Abstract 370: Hedgehog Signaling Regulates Cardiac Regeneration in vivo

Abstract

The adult mammalian heart has a limited regenerative capacity due primarily to reduced cardiomyocyte (CM) proliferation. Here, we demonstrated hedgehog (HH) signaling pathway as an essential regulator of heart regeneration and CM proliferation. We undertook genome-wide screening using a novel algorithm, bootstrap, which showed an induction of HH signals in the regenerating newt heart. Blockade of HH signaling in the resected newt heart resulted in complete ablation of cardiac regeneration and scar formation. EdU-labeling revealed that inhibition of the HH pathway significantly reduced CM proliferation by 3-fold (n=4 at each time period post-injury). In mammals, cardiac specific loss- and gain-of-function of HH signals demonstrated its role in CM proliferation and regeneration in the postnatal heart.

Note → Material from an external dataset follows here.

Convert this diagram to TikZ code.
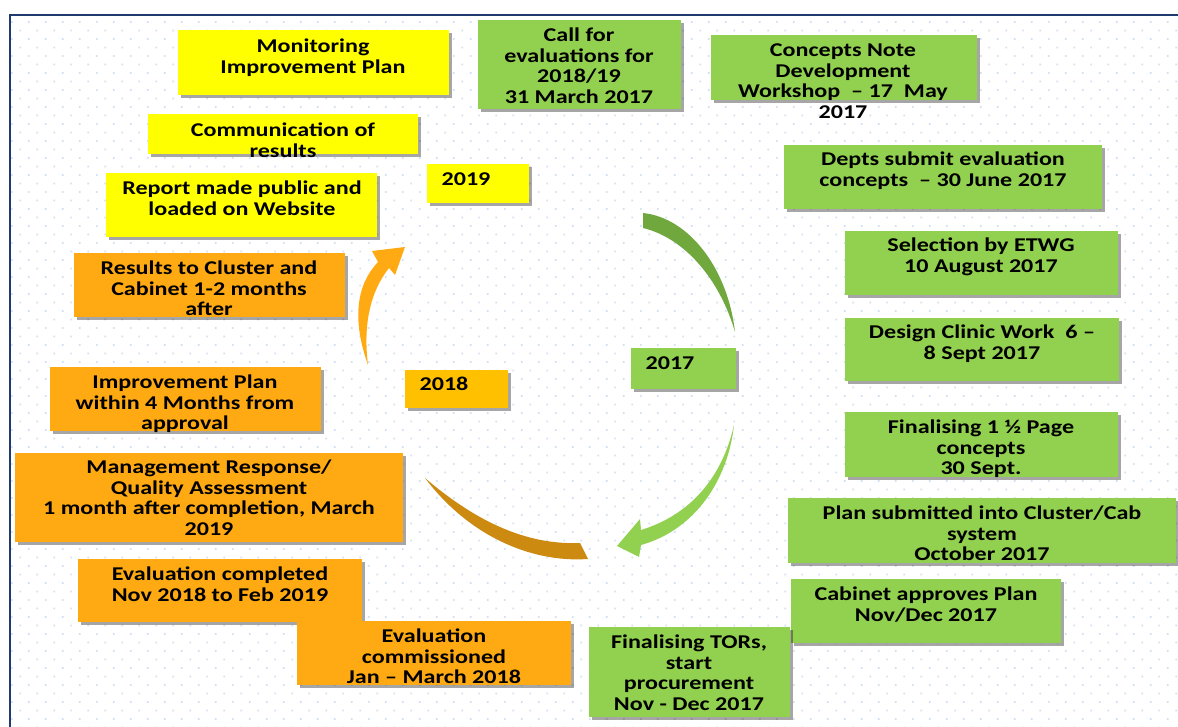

Genetic deletion of floxed-Smoothened ( Smo L/L ) allele at postnatal day 2 (P2) inhibited neonatal heart regeneration with impaired cardiac function and scarring following injury. Conversely, induction of constitutively active Smoothened (SmoM2) at P7 stimulated CM proliferation by 2.5-fold (n=3) and regeneration after myocardial infarction during the non-regenerative window. Lineage-tracing experiments showed that activation of Smo contributed to heart regeneration by promoting proliferation of the pre-existing cardiomyocytes. Activation of HH signals in the cultured CM at P1 and P7 showed an increased proliferative response by 2- and 3-fold (n=4; 1900 cells evaluated for each condition), respectively. Mechanistically, ChIP-seq analysis revealed that HH signals promoted the proliferative program by directly regulating the expression of cyclin-dependent kinases including cyclinD2, cyclinE1 and Cdc7. Finally, activation of HH signaling in the terminally differentiated hiPSC-derived CM resulted in an increase in the number of α-Actinin + /EdU + and α-Actinin + /Ki67 + cells by 2.5-fold (n=3; 645 cells assessed for each condition) and 3-fold (n=3; 685 cells assessed for each condition), respectively. These studies defined an evolutionarily conserved function of HH signaling from newt to mouse to human, as a key regulator of cardiomyocyte proliferation and regeneration that may serve as a platform for regenerative therapies.